Attentional ablation refers to the loss of a text’s capacity to trigger reflective thinking in the reader, as a consequence of semantic ablation. If written language allows attention to latch onto thought and thought to self-direct, a text whose rough edges have been smoothed removes thought’s foothold. The text is read in a mechanical sense without being thought through.

It is the attentional and cognitive extension of a loss that is first semantic.


In my writings

This concept is rooted in an observation by Frege (1882) that I rediscover in a new sense:

Conscious attention is directed only toward the sensible. By giving thought a sensible form, language allows attention to be directed toward it, and thought to self-direct and self-regulate.

Frege does not say that language expresses thought — he says that language makes thought accessible to itself. Without a sufficiently salient sensible embodiment, thought cannot turn back on its own contents. It circulates, but it does not regulate itself.
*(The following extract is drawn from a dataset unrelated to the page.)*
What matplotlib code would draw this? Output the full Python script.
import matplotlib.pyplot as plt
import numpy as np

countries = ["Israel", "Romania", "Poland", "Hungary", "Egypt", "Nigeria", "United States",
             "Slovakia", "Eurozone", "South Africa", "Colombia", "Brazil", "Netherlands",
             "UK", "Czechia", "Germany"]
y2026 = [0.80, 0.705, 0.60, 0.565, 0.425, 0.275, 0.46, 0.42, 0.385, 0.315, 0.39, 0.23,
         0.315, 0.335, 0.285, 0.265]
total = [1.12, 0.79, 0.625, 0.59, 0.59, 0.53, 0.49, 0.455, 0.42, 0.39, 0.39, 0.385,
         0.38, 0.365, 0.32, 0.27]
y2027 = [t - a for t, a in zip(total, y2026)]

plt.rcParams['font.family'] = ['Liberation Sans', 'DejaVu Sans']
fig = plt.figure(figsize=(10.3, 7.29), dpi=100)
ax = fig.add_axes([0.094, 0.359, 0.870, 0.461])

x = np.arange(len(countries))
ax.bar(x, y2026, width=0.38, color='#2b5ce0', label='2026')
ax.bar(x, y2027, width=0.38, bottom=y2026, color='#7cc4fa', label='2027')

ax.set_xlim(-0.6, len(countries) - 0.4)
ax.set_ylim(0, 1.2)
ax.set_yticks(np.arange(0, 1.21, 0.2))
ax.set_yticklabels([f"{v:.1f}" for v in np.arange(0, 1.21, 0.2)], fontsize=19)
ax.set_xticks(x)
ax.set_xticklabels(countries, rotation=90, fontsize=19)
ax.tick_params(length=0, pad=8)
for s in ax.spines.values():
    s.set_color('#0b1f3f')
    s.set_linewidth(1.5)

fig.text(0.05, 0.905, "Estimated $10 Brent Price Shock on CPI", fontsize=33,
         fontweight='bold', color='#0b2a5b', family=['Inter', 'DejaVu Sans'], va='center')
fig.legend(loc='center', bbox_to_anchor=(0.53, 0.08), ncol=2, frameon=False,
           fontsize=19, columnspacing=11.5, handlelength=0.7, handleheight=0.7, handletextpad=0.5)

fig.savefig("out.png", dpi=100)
A text whose rough edges have been ablated — regular rhythm, predictable vocabulary, expected formulas — offers attention a slippery surface. The sensible is present, but neutralized in its homogeneity. Attention passes through it without encountering the resistance that would trigger thought’s self-direction. The irregularities of human text are not a stylistic ornament reserved for good writers: they are the minimal material conditions of the cognitive act Frege describes.

Frege concluded that we “use the sensible world to free ourselves from the sensible” — the symbol is a lever. Removing the sensible does not free thought: it removes its foothold.
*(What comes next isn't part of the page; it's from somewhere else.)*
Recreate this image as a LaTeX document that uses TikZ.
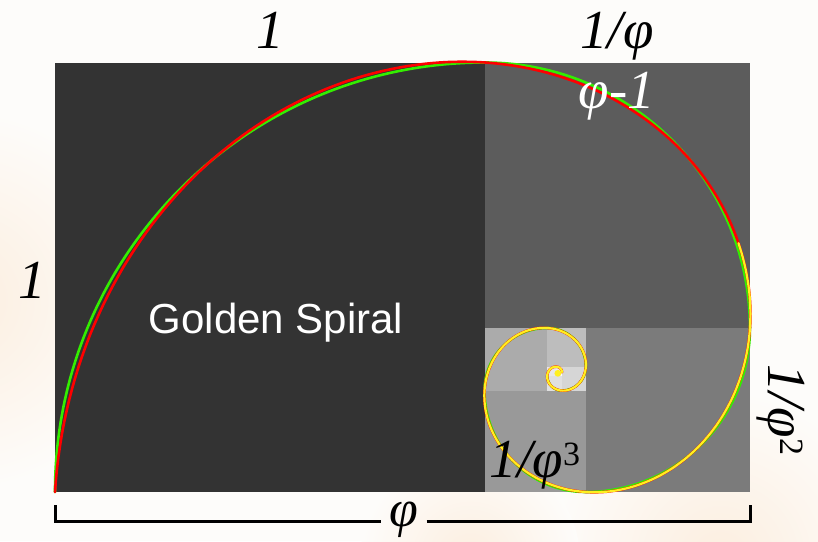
\documentclass[tikz,border=0pt]{standalone}
\usepackage{fontspec}
\setmainfont{Liberation Serif}
\newfontfamily\sansf{Liberation Sans}
\usetikzlibrary{calc}
\definecolor{bgc}{HTML}{FDFCFA}
\definecolor{peach}{HTML}{FCEEDF}
\definecolor{sqa}{HTML}{333333}
\definecolor{sqb}{HTML}{5C5C5C}
\definecolor{sqc}{HTML}{7B7B7B}
\definecolor{sqd}{HTML}{999999}
\definecolor{sqe}{HTML}{ABABAB}
\definecolor{sqf}{HTML}{BDBDBD}
\definecolor{sqg}{HTML}{D6D6D6}
\definecolor{sqh}{HTML}{E0E0E0}
\definecolor{sqi}{HTML}{E8E8E8}
\definecolor{sqj}{HTML}{EEEEEE}
\definecolor{spred}{HTML}{FF0000}
\definecolor{spgreen}{HTML}{33EE00}
\definecolor{spyellow}{HTML}{FFF020}
\begin{document}
\begin{tikzpicture}[x=1pt,y=-1pt,
  lab/.style={font=\fontsize{55}{55}\selectfont\itshape, inner sep=0pt},
  bracket/.style={line width=3pt, line cap=butt, line join=miter},
  spiralline/.style={line width=2.6pt, line cap=round, line join=round}]
\useasboundingbox (0,0) rectangle (818,541);
\fill[bgc] (0,0) rectangle (818,541);
% faint background blobs
\begin{scope}
  \clip (0,0) rectangle (818,541);
  \shade[inner color=peach, outer color=bgc] (-40,300) circle[radius=190];
  \shade[inner color=peach, outer color=bgc] (720,560) circle[radius=170];
  \shade[inner color=peach, outer color=bgc] (470,560) circle[radius=110];
\end{scope}

\begin{scope}[shift={(55,492)}, x=429.5pt, y=429.5pt]
  % squares
  \fill[sqa] (0,0) rectangle (1,1);
  \fill[sqb] (1,0.381966) rectangle (1.618034,1);
  \fill[sqc] (1.236068,0) rectangle (1.618034,0.381966);
  \fill[sqd] (1,0) rectangle (1.236068,0.236068);
  \fill[sqe] (1,0.236068) rectangle (1.145898,0.381966);
  \fill[sqf] (1.145898,0.291796) rectangle (1.236068,0.381966);
  \fill[sqg] (1.180340,0.236068) rectangle (1.236068,0.291796);
  \fill[sqh] (1.145898,0.236068) rectangle (1.180340,0.270510);
  \fill[sqi] (1.145898,0.270510) rectangle (1.167184,0.291796);
  \fill[sqj] (1.167184,0.278640) rectangle (1.180340,0.291796);
  % circular-arc spiral (green)
  \draw[spiralline, spgreen] (0,0)
    arc[start angle=180, end angle=90, radius=1]
    arc[start angle=90, end angle=0, radius=0.618034]
    arc[start angle=0, end angle=-90, radius=0.381966]
    arc[start angle=-90, end angle=-180, radius=0.236068]
    arc[start angle=180, end angle=90, radius=0.145898]
    arc[start angle=90, end angle=0, radius=0.090170]
    arc[start angle=0, end angle=-90, radius=0.055728]
    arc[start angle=-90, end angle=-180, radius=0.034442];
  % logarithmic spiral (red)
  \draw[spiralline, spred] plot[domain=0:10, samples=700, variable=\t]
    ({1.170820+exp(-0.481212*\t)*(-1.170820*cos(90*\t)-0.276393*sin(90*\t))},
     {0.276393+exp(-0.481212*\t)*(1.170820*sin(90*\t)-0.276393*cos(90*\t))});
  % yellow spiral
  \draw[line width=2.2pt, line cap=round, spyellow] plot[domain=1.75:10, samples=600, variable=\t]
    ({1.170820+exp(-0.481212*\t)*(-1.170820*cos(90*\t)-0.276393*sin(90*\t))},
     {0.276393+exp(-0.481212*\t)*(1.170820*sin(90*\t)-0.276393*cos(90*\t))});
  \fill[spyellow] (1.170820,0.276393) circle[radius=0.008];
\end{scope}

% labels
\node[lab, anchor=base] (topone) at (270,48) {1};
\node[lab, anchor=base] (invphi) at (617,48) {1/φ};
\node[lab, anchor=base, text=white] (phimin) at (617,108) {φ-1};
\node[lab, anchor=base] (leftone) at (32,298) {1};
\node[anchor=base, inner sep=0pt, text=white, font=\sansf\fontsize{42}{42}\selectfont] (title) at (276,333) {Golden Spiral};
\node[lab, anchor=base] (invphithree) at (535,477) {1/φ\raisebox{12pt}{\upshape\fontsize{34}{34}\selectfont 3}};
\node[lab, anchor=base, rotate=-90] (invphitwo) at (768,410) {1/φ\raisebox{12pt}{\upshape\fontsize{34}{34}\selectfont 2}};

% bracket
\node[anchor=base, inner xsep=8pt, inner ysep=0pt, font=\fontsize{52}{52}\selectfont\itshape] (phi) at (404,526) {φ};
\coordinate (lt) at (55,505);
\coordinate (lb) at (55,521);
\coordinate (rt) at (750,505);
\coordinate (rb) at (750,521);
\draw[bracket] (lt) -- (lb) -- (lb -| phi.west);
\draw[bracket] (rb -| phi.east) -- (rb) -- (rt);
\end{tikzpicture}
\end{document}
The consequence is structural, not merely aesthetic. The semantic ablation produced by generative models does not merely degrade a text by making it “less good”: it produces a text that fails to fulfill the very function of written language — enabling thought to turn back upon itself. By smoothing language, we remove thought’s anchor point.

The issue then shifts to volume. It is not so much the quality of each individual text that transforms the informational space, but the production density that the tool makes possible. A flow of “acceptable” texts at high frequency saturates the milieu in which sensible resistance could operate. The question remains open: will the “jagged edges” of human text become like the JPEG artifacts of 1993 — invisible to the next generation? If so, what disappears is not a technical flaw, but a foothold for thought.


Relationship with semantic ablation

Semantic ablation and attentional ablation form a causal sequence: the statistical smoothing of text (semantic ablation) produces a surface without resistance that short-circuits reflective thinking (attentional ablation). The first is a technical mechanism; the second is its cognitive and anthropological effect.